Asumo la defensa de Mark Knopfler.

En tiempos de injusticias procesales que el lector no se lleve las manos a la cabeza tras leer el titular, porque ante tamaña quimera quizás podamos levantar el secreto del sumario para conocer si hay condena para el acusado y por ende del que suscribe el alegato empezando por recordar los antecedentes. Me crié musicalmente a principios de los 80, y en un ámbito de agnosticismo rockero crecí con Springsteen y los Dire Straits como referencias en aquella década musicalmente prodigiosa memorizando las canciones de uno y los solos de guitarra del otro. Un tipo, el segundo, del que cabo un tiempo de curioseo quinceañero se le descubren claras influencias musicales en fingerpickings calcados a JJ Cale y compañías Dylanianas con las que comparten afinidad tanto por su pericia instrumental como por cancionero de cierto calibre. Deriva nuestro hombre en corrientes más densas y canciones de excesivo minutaje erigiéndose en director de orquestina y sintiéndose liderar una sinfónica, pero de cuyas composiciones algunos púberes granulados pudimos llegar a tararear cada punteo.
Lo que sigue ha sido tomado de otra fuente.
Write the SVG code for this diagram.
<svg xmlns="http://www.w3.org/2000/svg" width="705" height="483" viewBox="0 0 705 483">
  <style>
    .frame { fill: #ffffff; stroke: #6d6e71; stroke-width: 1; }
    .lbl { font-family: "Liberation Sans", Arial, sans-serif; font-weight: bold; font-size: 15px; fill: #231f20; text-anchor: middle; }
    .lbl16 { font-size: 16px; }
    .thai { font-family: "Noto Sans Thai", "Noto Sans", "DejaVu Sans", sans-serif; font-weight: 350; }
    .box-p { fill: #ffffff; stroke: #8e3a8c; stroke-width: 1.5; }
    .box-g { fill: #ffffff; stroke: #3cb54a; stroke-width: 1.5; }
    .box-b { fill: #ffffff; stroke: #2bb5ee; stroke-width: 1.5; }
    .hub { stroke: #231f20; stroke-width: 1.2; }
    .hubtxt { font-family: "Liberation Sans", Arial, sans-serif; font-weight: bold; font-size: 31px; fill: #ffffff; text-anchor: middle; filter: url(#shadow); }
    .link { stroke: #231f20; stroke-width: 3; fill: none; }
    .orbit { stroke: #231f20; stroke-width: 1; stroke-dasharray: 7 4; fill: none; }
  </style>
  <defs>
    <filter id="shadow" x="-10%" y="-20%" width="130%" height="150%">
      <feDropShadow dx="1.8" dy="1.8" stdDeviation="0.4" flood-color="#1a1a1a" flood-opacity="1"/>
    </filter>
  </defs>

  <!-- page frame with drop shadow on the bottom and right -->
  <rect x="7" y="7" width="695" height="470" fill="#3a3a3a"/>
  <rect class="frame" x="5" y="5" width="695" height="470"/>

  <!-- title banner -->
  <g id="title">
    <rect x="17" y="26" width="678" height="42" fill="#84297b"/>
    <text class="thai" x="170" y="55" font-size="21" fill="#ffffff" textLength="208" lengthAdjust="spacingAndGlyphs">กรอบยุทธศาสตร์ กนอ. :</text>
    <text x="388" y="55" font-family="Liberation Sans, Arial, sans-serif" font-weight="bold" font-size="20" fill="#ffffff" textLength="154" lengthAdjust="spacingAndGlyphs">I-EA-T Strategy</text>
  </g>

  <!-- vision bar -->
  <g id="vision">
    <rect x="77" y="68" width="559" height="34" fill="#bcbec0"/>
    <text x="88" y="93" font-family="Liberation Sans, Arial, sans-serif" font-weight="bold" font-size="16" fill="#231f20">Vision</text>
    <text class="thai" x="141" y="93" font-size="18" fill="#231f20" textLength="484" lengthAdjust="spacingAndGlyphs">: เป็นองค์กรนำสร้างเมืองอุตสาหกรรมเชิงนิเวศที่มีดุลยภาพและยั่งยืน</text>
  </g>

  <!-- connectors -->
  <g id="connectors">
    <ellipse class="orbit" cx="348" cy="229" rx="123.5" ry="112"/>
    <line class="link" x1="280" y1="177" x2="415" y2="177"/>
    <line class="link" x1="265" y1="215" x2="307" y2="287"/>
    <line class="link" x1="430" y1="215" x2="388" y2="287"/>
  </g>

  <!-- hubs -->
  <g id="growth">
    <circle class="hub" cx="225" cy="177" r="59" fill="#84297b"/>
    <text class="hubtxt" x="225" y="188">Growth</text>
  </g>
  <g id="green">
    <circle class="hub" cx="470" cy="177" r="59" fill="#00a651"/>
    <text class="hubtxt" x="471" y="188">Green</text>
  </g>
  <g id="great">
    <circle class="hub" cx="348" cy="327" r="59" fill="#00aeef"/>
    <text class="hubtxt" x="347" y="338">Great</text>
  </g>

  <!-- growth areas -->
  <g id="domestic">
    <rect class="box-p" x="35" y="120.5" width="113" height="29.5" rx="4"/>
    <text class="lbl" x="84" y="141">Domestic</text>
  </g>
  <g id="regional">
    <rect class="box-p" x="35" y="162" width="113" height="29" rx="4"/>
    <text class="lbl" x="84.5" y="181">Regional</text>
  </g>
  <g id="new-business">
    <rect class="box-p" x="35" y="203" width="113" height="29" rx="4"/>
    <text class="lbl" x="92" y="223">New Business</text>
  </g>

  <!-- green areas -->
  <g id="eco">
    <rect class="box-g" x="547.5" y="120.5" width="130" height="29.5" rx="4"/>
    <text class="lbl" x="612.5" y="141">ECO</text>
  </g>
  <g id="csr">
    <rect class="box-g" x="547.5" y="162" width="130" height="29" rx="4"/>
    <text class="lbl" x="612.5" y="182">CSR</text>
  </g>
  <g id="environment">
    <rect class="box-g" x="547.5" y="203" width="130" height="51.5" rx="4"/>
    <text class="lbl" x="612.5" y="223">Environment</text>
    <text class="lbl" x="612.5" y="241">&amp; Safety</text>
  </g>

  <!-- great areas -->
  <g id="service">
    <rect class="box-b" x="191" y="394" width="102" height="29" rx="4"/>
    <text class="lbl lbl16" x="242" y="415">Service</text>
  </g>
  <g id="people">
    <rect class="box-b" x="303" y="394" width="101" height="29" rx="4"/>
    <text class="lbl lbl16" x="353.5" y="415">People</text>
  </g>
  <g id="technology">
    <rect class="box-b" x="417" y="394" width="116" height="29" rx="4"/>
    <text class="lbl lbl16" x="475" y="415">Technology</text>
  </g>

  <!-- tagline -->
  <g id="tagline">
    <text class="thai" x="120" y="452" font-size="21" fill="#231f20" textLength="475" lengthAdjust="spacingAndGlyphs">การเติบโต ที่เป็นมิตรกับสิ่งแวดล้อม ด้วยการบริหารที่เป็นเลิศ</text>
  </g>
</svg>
Tunnel of Love y Telegraph Road en aquél Alchemy del 83 en doble vinilo rallado y empapado de toda secreción emanada de una buena fiesta estudiantil son válidas para aportar como prueba documental en el proceso, y eso sin sumarle los efectos tanto emocionales como físicos, principalmente en unos dactilares callosos de tanto emular solos de guitarra con una raqueta de tenis de madera maltrecha. Tras desbaratar un grupo al que solo él podía dar sentido, se empantanó en la tradición folclórica del reino unido propicia para bandas sonoras y poco más, y siguió girando para defender esa faceta con músicos de relumbrón para tours y conciertos de salón.
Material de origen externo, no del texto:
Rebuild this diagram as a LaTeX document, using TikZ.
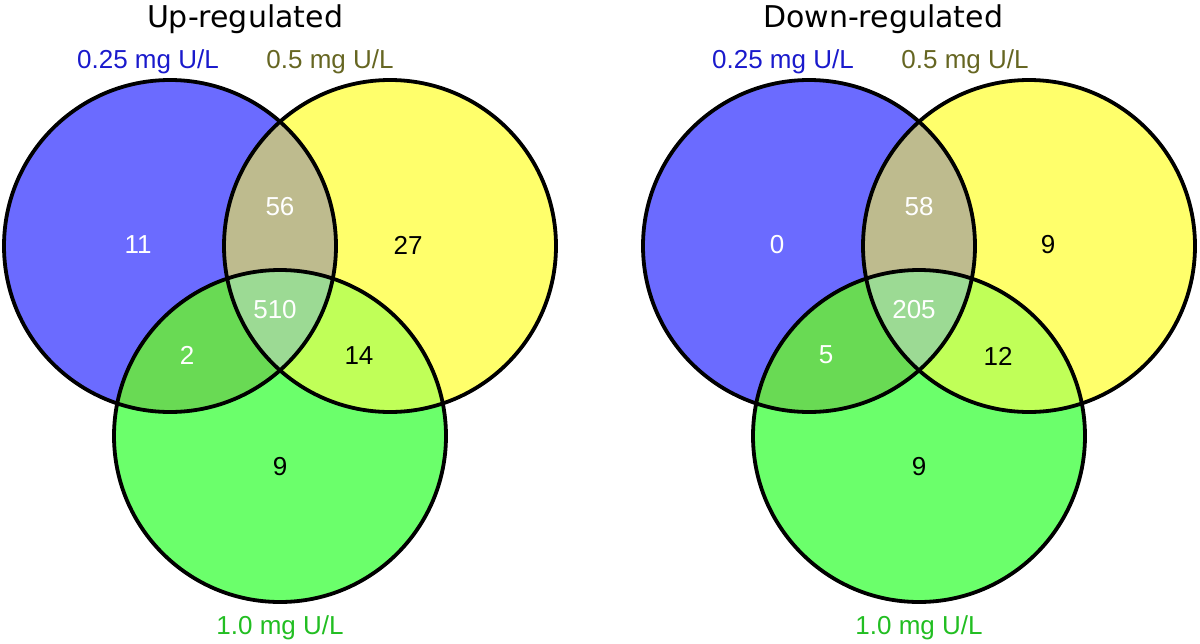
\documentclass[tikz,border=0pt]{standalone}
\usepackage{fontspec}
\setmainfont{Liberation Sans}
\newfontfamily\titlefont{DejaVu Sans}
\definecolor{cblue}{RGB}{107,107,255}
\definecolor{cyel}{RGB}{255,255,107}
\definecolor{cgrn}{RGB}{107,255,107}
\definecolor{cby}{RGB}{190,187,142}
\definecolor{cbg}{RGB}{105,218,84}
\definecolor{cyg}{RGB}{192,255,88}
\definecolor{cbyg}{RGB}{156,218,148}
\definecolor{tblue}{RGB}{26,26,204}
\definecolor{tolive}{RGB}{102,102,34}
\definecolor{tgreen}{RGB}{34,190,34}
\tikzset{
  ttl/.style={anchor=base,inner sep=0pt,font=\titlefont\fontsize{30}{36}\selectfont},
  lbl/.style={anchor=base,inner sep=0pt,font=\fontsize{26}{30}\selectfont},
  wnum/.style={inner sep=0pt,text=white,font=\fontsize{26}{30}\selectfont},
  bnum/.style={inner sep=0pt,text=black,font=\fontsize{26}{30}\selectfont},
  ring/.style={draw=black,line width=3.8pt}
}
\begin{document}
\begin{tikzpicture}[x=1pt,y=-1pt]
\useasboundingbox (0,0) rectangle (1200,643);
% ---------- left diagram ----------
\coordinate (LB) at (170,246);
\coordinate (LY) at (390,246);
\coordinate (LG) at (280,436);
\fill[cblue] (LB) circle (166pt);
\fill[cyel] (LY) circle (166pt);
\fill[cgrn] (LG) circle (166pt);
\begin{scope}\clip (LB) circle (166pt); \fill[cby] (LY) circle (166pt); \end{scope}
\begin{scope}\clip (LB) circle (166pt); \fill[cbg] (LG) circle (166pt); \end{scope}
\begin{scope}\clip (LY) circle (166pt); \fill[cyg] (LG) circle (166pt); \end{scope}
\begin{scope}\clip (LB) circle (166pt); \clip (LY) circle (166pt); \fill[cbyg] (LG) circle (166pt); \end{scope}
\draw[ring] (LB) circle (166pt);
\draw[ring] (LY) circle (166pt);
\draw[ring] (LG) circle (166pt);
\node[ttl] (lt) at (245,27) {Up-regulated};
\node[lbl,text=tblue] (lb) at (148,68) {0.25 mg U/L};
\node[lbl,text=tolive] (ly) at (330,68) {0.5 mg U/L};
\node[lbl,text=tgreen] (lg) at (280,634) {1.0 mg U/L};
\node[wnum] (l1) at (138,245) {11};
\node[wnum] (l2) at (280,207) {56};
\node[bnum] (l3) at (408,245) {27};
\node[wnum] (l4) at (275,310) {510};
\node[wnum] (l5) at (187,355) {2};
\node[bnum] (l6) at (359,356) {14};
\node[bnum] (l7) at (280,467) {9};
% ---------- right diagram ----------
\coordinate (RB) at (809,246);
\coordinate (RY) at (1029,246);
\coordinate (RG) at (919,436);
\fill[cblue] (RB) circle (166pt);
\fill[cyel] (RY) circle (166pt);
\fill[cgrn] (RG) circle (166pt);
\begin{scope}\clip (RB) circle (166pt); \fill[cby] (RY) circle (166pt); \end{scope}
\begin{scope}\clip (RB) circle (166pt); \fill[cbg] (RG) circle (166pt); \end{scope}
\begin{scope}\clip (RY) circle (166pt); \fill[cyg] (RG) circle (166pt); \end{scope}
\begin{scope}\clip (RB) circle (166pt); \clip (RY) circle (166pt); \fill[cbyg] (RG) circle (166pt); \end{scope}
\draw[ring] (RB) circle (166pt);
\draw[ring] (RY) circle (166pt);
\draw[ring] (RG) circle (166pt);
\node[ttl] (rt) at (883,27) {Down-regulated};
\node[lbl,text=tblue] (rb) at (783,68) {0.25 mg U/L};
\node[lbl,text=tolive] (ry) at (965,68) {0.5 mg U/L};
\node[lbl,text=tgreen] (rg) at (919,634) {1.0 mg U/L};
\node[wnum] (r1) at (777,245) {0};
\node[wnum] (r2) at (919,207) {58};
\node[bnum] (r3) at (1048,245) {9};
\node[wnum] (r4) at (914,310) {205};
\node[wnum] (r5) at (826,355) {5};
\node[bnum] (r6) at (998,356) {12};
\node[bnum] (r7) at (919,467) {9};
\end{tikzpicture}
\end{document}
Y ahí teníamos por enésima a Knopler en Barcelona, en un Sant Jordi desangelado por la disposición de unas sillas demasiado espaciadas a ojo de dron para un respetable al que se le supone cierta edad y al que se le debe comodidad por el pago del precio de la entrada, para un primer concierto de una tanda que anunció, sin bombo y con boca pequeña, como la última de su carrera por cansancio y vejez, y también por la fragilidad en unas digitaciones sobre una guitarra cada vez más empalmada por el efecto de las debilidades zampatorias de un señor de setenta años. Se apagó esa noche para algunos la llama de un artista de extremidades tan largas en dedos como en nariz romana pero incapaz de parir ya canciones de peso, y menos de ejecutar a la perfección las de un repertorio anclado muy hondo para el grueso de su público desde hace más de veinte años.
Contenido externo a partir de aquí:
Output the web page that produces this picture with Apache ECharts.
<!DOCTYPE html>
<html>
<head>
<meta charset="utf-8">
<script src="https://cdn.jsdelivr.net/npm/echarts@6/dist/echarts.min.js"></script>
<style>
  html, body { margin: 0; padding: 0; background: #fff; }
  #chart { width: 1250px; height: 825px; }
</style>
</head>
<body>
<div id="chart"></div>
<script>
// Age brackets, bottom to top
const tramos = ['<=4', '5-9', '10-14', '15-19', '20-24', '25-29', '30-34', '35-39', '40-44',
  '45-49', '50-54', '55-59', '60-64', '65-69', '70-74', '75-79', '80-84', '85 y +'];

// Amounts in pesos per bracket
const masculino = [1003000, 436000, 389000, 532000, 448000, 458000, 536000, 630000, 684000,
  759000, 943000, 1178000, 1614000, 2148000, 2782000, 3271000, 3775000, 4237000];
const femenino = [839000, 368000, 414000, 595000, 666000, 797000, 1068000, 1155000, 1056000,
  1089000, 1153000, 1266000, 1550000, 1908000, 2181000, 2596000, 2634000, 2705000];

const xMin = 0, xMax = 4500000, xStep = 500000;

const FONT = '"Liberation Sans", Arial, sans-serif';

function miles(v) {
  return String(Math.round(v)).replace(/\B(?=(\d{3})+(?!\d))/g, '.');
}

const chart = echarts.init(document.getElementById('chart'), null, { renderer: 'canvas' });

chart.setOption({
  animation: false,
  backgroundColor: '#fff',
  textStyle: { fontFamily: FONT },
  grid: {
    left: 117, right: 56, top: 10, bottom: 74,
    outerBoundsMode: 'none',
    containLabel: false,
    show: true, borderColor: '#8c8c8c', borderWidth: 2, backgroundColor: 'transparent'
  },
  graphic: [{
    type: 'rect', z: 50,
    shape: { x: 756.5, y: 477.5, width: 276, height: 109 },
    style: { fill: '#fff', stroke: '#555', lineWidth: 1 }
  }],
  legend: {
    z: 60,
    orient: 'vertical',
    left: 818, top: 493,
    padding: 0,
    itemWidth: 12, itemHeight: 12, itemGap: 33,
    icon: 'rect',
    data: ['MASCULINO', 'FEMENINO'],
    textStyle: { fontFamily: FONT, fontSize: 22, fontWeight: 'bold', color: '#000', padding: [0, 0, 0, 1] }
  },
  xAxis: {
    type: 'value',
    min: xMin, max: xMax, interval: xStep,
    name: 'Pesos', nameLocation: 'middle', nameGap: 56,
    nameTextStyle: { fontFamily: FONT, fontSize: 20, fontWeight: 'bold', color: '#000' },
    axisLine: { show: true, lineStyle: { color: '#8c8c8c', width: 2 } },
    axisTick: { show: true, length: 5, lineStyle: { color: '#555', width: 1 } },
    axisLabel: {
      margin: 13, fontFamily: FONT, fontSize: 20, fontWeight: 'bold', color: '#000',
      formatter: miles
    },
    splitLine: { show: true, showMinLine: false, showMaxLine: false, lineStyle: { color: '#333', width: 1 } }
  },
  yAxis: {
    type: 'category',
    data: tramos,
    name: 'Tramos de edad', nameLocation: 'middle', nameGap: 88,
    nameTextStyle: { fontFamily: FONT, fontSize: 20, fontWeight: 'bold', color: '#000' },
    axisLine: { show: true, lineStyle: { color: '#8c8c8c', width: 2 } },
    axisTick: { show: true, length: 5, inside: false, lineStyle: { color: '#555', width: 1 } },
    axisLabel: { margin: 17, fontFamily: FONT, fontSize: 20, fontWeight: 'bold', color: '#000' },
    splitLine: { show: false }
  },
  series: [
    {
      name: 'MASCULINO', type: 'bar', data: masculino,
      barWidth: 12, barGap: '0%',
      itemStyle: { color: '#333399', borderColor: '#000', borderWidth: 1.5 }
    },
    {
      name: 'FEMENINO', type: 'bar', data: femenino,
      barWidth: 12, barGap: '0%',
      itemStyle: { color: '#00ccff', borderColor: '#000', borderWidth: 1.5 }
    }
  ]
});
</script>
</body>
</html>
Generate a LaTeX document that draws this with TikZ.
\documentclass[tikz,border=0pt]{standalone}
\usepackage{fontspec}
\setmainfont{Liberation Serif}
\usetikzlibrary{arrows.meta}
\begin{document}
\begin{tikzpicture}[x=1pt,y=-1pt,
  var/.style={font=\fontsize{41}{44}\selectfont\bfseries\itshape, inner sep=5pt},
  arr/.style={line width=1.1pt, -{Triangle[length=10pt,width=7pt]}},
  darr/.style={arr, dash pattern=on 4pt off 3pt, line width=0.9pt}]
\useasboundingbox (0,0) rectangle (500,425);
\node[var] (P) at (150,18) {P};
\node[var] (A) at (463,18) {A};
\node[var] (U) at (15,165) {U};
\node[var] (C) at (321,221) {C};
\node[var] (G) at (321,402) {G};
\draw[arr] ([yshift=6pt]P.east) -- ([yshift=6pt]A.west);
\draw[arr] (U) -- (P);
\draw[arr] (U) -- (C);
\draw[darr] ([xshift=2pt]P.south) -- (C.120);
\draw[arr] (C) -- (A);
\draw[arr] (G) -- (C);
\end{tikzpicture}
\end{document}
Tenía su gracia saber que era el primero de la gira y desconocer las pocas sorpresas que podía deparar un set que seguirá clavando hasta que finalice la misma, y no decepcionó el hecho de defender orgulloso un legado post-straits con el que se siente cómodo no solo por cuestiones de identidad sino también de practicidad, sabedor de que algunas de sus letras no han aguantado el paso del tiempo y sus uñas no hacen vibrar las cuerdas como antaño. A fin de cuentas ha resultado ser un tipo más honesto que muchos de los que pueblan el panorama musical, capaz de ser investido en ese Rock’n Roll Hall of fake por el que muchos otros beben los vientos y no comparecer – descacharrante la entrega esa noche de SU premio a algunos de los escuderos en la banda madre – y reírse a pata suelta de la queja de aquéllos que se marchaban de este su último concierto en la ciudad sin haber oído y menos escuchado el Sultans of Swing, sabedor que hoy en día hay bandas tributo que clavan mejor esos solos que él mismo. Siendo ecuánimes me atrevería a decir que, simplemente por eso, cabe una sentencia absolutoria para el señor Knopfler.